Dog Owners Unleash Dog-Walking Lawsuit


Certainly one of the more unusual lawsuits I’ve seen, from New Rochelle, NY:

The city’s largest park, Ward Acres, had long been the domain of dog owners who allowed their pets to run around unleashed, to the detriment of others who wished to use the park. So when the city put in new regulations — and fees for the dog owners, with larger fees for non-residents — a local uproar was created.

Now comes a lawsuit challenging the new regulations, and this one looks more than a bit odd. From The Journal News:

Three dog owners unleashed a lawsuit against the city over new dog-walking regulations at Ward Acres Park.

The suit is a response to an ordinance effective April 1 stipulating hours when dogs must wear leashes and requiring dog-walking permits.

The plaintiffs, a city couple and a Mount Vernon resident, seek a suspension of the ordinance on the grounds that it discriminates against nonresidents, charges a fee to use a public park, violates state dog licensing rules and subjects dog owners to unreasonable searches and seizures by police.

“The word ‘unprecedented’ is very helpful,” said Jeffrey P. Wiegand, one of the lawyers representing Dennis C. During of Mount Vernon and Michael S. Friscia and Marci Malone of New Rochelle. “(The new ordinance) charges ordinary citizens almost an admission fee to Ward Acres Park, which is open parkland.”

I’ve seen plenty of local parks with user fees and/or restrictions to the taxpayers for that municipality, so this suit certainly seems to be unusual.

Woof.

 

March 24th, 2007

Tough Legal Issues In Pet Food Cases Against Menu Foods

Over at Concurring Opinions, Alfred Yen speculates about the oncoming litigation against pet food maker Menu Foods, with the food apparently tainted by rat poison.
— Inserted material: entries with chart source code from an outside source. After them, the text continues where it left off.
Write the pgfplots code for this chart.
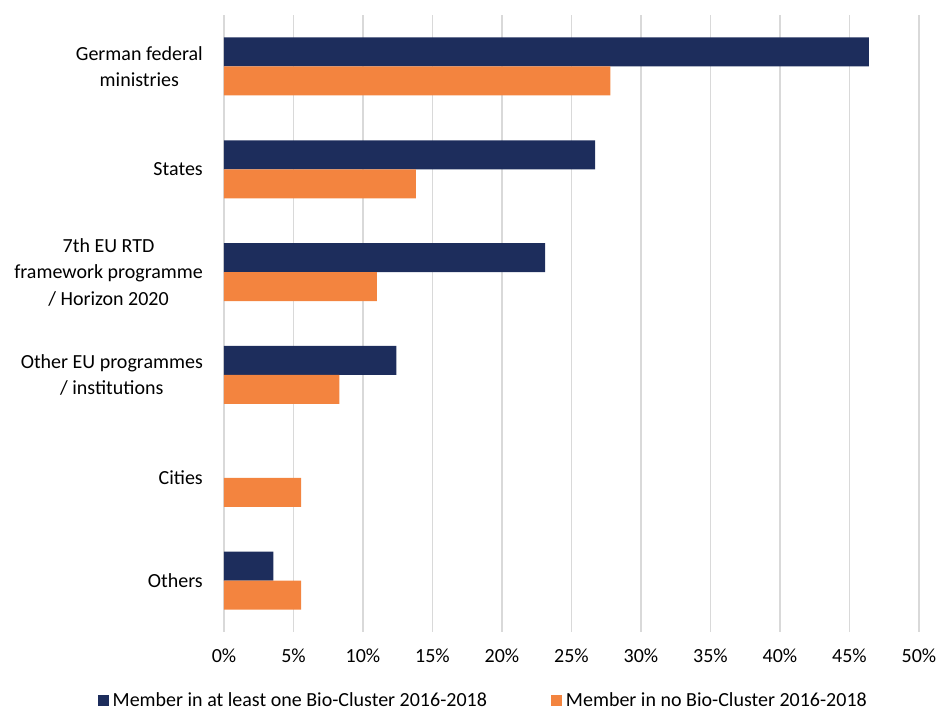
\documentclass[border=0pt]{standalone}
\usepackage{pgfplots}
\pgfplotsset{compat=1.18}
\usepackage{fontspec}
\setmainfont{Carlito}
\definecolor{navy}{HTML}{1D2D5C}
\definecolor{orng}{HTML}{F3843F}
\definecolor{gridc}{HTML}{D9D9D9}
\begin{document}
\begin{tikzpicture}
\path[use as bounding box] (-224pt,-80pt) rectangle (713pt,632pt);
\begin{axis}[
  at={(0pt,0pt)}, anchor=south west,
  scale only axis, width=695pt, height=617pt,
  xbar, bar width=29pt,
  xmin=0, xmax=50, ymin=-0.5, ymax=5.5,
  y dir=reverse,
  xtick={0,5,...,50},
  xticklabels={0\%,5\%,10\%,15\%,20\%,25\%,30\%,35\%,40\%,45\%,50\%},
  ytick={0,1,2,3,4,5},
  yticklabels={{German federal\\ministries},{States},{7th EU RTD\\framework programme\\/ Horizon 2020},{Other EU programmes\\/ institutions},{Cities},{Others}},
  yticklabel style={align=center, inner xsep=0pt, xshift=-21pt, font=\fontsize{20}{26.5}\selectfont},
  xticklabel style={font=\fontsize{20}{24}\selectfont, yshift=-13pt},
  major tick length=0pt,
  xmajorgrids, major grid style={gridc, line width=1.2pt},
  axis line style={draw=none},
  legend style={at={(0.373,-0.111)}, anchor=center, draw=none, legend columns=2,
    font=\fontsize{20}{24}\selectfont, /tikz/every even column/.append style={column sep=62pt},
    /tikz/every odd column/.append style={column sep=2pt}},
  legend image code/.code={\fill[#1] (0pt,-5.5pt) rectangle (11pt,5.5pt);},
]
\addplot[fill=navy, draw=none, bar shift=14.5pt] coordinates {(46.4,0) (26.7,1) (23.1,2) (12.4,3) (3.55,5)};
\addplot[fill=orng, draw=none, bar shift=-14.5pt] coordinates {(27.8,0) (13.8,1) (11.0,2) (8.3,3) (5.55,4) (5.55,5)};
\legend{Member in at least one Bio-Cluster 2016-2018, Member in no Bio-Cluster 2016-2018}
\end{axis}
\end{tikzpicture}
\end{document}
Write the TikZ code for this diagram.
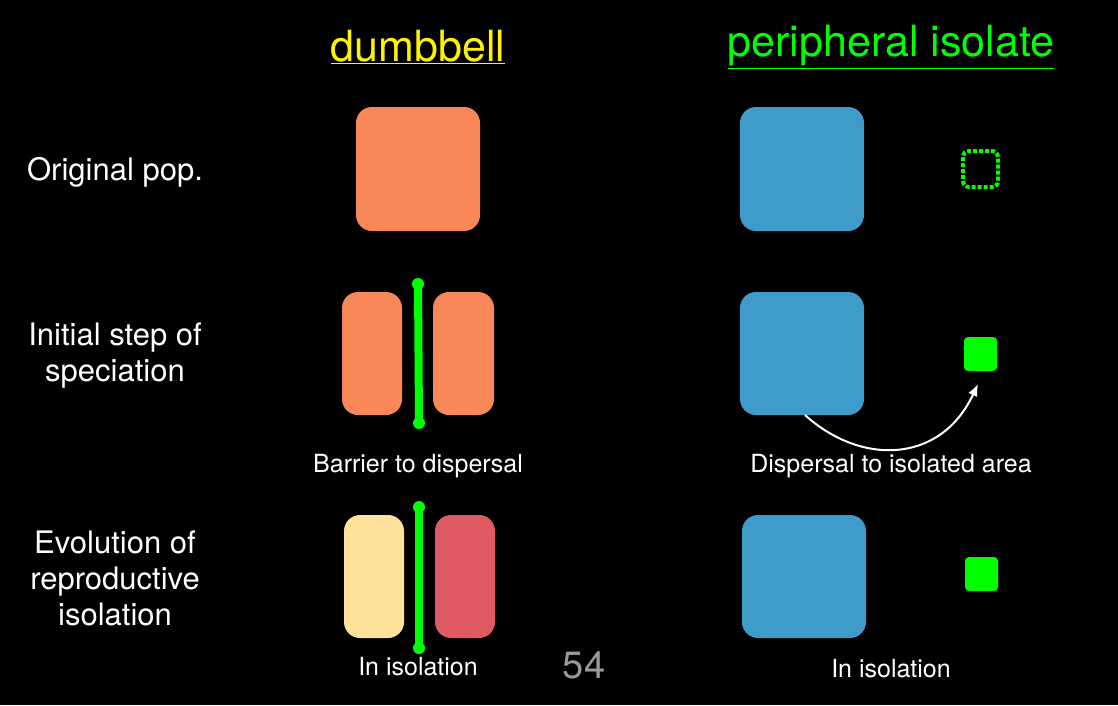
\documentclass[tikz,border=0pt]{standalone}
\usepackage{fontspec}
\setmainfont{TeX Gyre Heros}
\usetikzlibrary{arrows.meta}
\begin{document}
\begin{tikzpicture}[x=1pt,y=-1pt,
  blob/.style={rounded corners=16pt},
  lab/.style={text=white,font=\fontsize{31}{36}\selectfont,align=center},
  small/.style={text=white,font=\fontsize{25}{28}\selectfont},
  bar/.style={line width=8pt,line cap=round}]
\definecolor{org}{HTML}{F88858}\definecolor{blu}{HTML}{3E9BCA}
\definecolor{yel}{HTML}{FFE29A}\definecolor{redd}{HTML}{E05A64}
\definecolor{grn}{HTML}{00FF00}
\fill[black] (0,0) rectangle (1118,705);
\useasboundingbox (0,0) rectangle (1118,705);
\node[text=yellow,font=\fontsize{43}{46}\selectfont] (t1) at (418,47) {\underline{dumbbell}};
\node[text=grn,font=\fontsize{43}{46}\selectfont] (t2) at (891,47) {\underline{peripheral isolate}};
\node[lab] (l1) at (115,172) {Original pop.};
\node[lab] (l2) at (115,356) {Initial step of\\speciation};
\node[lab] (l3) at (115,578) {Evolution of\\reproductive\\isolation};
\fill[org,blob] (356,107) rectangle (480,231);
\fill[org,blob] (342,292) rectangle (402,415);
\fill[org,blob] (433,292) rectangle (494,415);
\draw[bar,grn] (418,284) -- (419,423);
\fill[grn] (418,284) circle (6) (419,423) circle (6);
\fill[yel,blob] (344,515) rectangle (404,638);
\fill[redd,blob] (435,515) rectangle (495,638);
\draw[bar,grn] (419,507) -- (419,648);
\fill[grn] (419,507) circle (6) (419,648) circle (6);
\fill[blu,blob] (740,107) rectangle (864,231);
\fill[blu,blob] (740,292) rectangle (864,415);
\fill[blu,blob] (742,515) rectangle (866,638);
\draw[grn,line width=4pt,dotted,rounded corners=6pt] (963,151) rectangle (998,187);
\fill[grn,rounded corners=4pt] (964,337) rectangle (997,371);
\fill[grn,rounded corners=4pt] (965,557) rectangle (998,591);
\coordinate (a) at (805,415);
\coordinate (b) at (978,384);
\draw[white,line width=2pt,-{Latex[length=12pt,width=10pt]}] (a) .. controls (860,465) and (940,465) .. (b);
\node[small] (s1) at (418,466) {Barrier to dispersal};
\node[small] (s2) at (891,466) {Dispersal to isolated area};
\node[small] (s3) at (418,667) {In isolation};
\node[small] (s4) at (891,669) {In isolation};
\node[text=gray!80,font=\fontsize{38}{40}\selectfont] (p) at (584,665) {54};
\end{tikzpicture}
\end{document}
While appreciating his thoughts on possible res ipsa or strict liability potentials in what may be uncharted waters for a mass pet case, there are issues aplenty to prevent easy resolution. Proving negligence will likely be the easiest part (especially with gov’t investigations), but that isn’t enough for the average owner facing this problem. Here are the big three that I see:

  • The evidence is probably gone. The contents were consumed by the pet and the packaging was likely tossed away when empty (especially if they were single serving sizes); [Addendum: If the food was scanned at check-out at a major market and some type of store discount card was used, it might be possible to track the tainted food from store to home]
  • The pet may be gone, or the evidence of injuries not well documented, making causation very difficult to prove. Pets, after all, get sick without tainted food; and
  • The cost to prove causation may well exceed the value of the case. In New York, at least, the emotional distress of the owner is not compensable, meaning that even if one can prove a pet consumed the tainted food and that it was this food that made the animal sick, the recovery is likely limited to the vet fees and/or the cost of the pet. How much will the veterinary expert set you back as compared to what you may recover?
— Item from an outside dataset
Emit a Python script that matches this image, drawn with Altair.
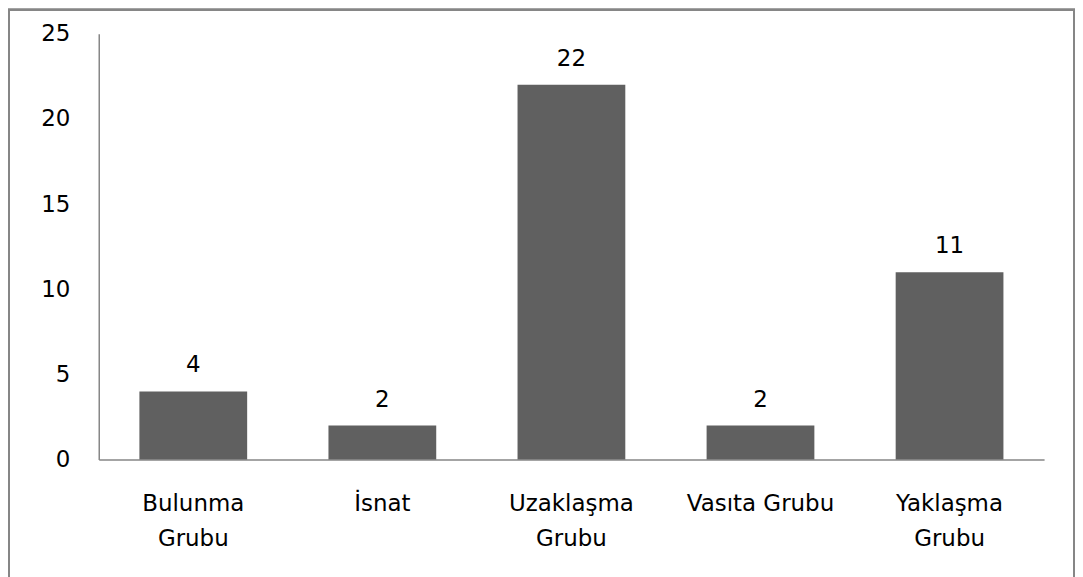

This may be one high profile case where the efforts of creating new law and proving damages vastly exceed that which may be recovered. While I certainly see aggrieved owners insisting on suit — as this may be their only means of justice for the loss of a beloved pet — I think any attorney taking such a case must appreciate it will likely be similar to pro bono work.

[Addendum: A class action simply for the cost of the food is an altogether different issue, but one that is likely to leave very unhappy clients due to the emotional attachment to their pets and the minimal amounts likely to be recovered by any given owner.]

And if the eye is on punitive damages, the road ahead is completely uncharted in light of Philip Morris v. Williams, and the court’s admonition that harm to others cannot be considered as part of a jury’s determination.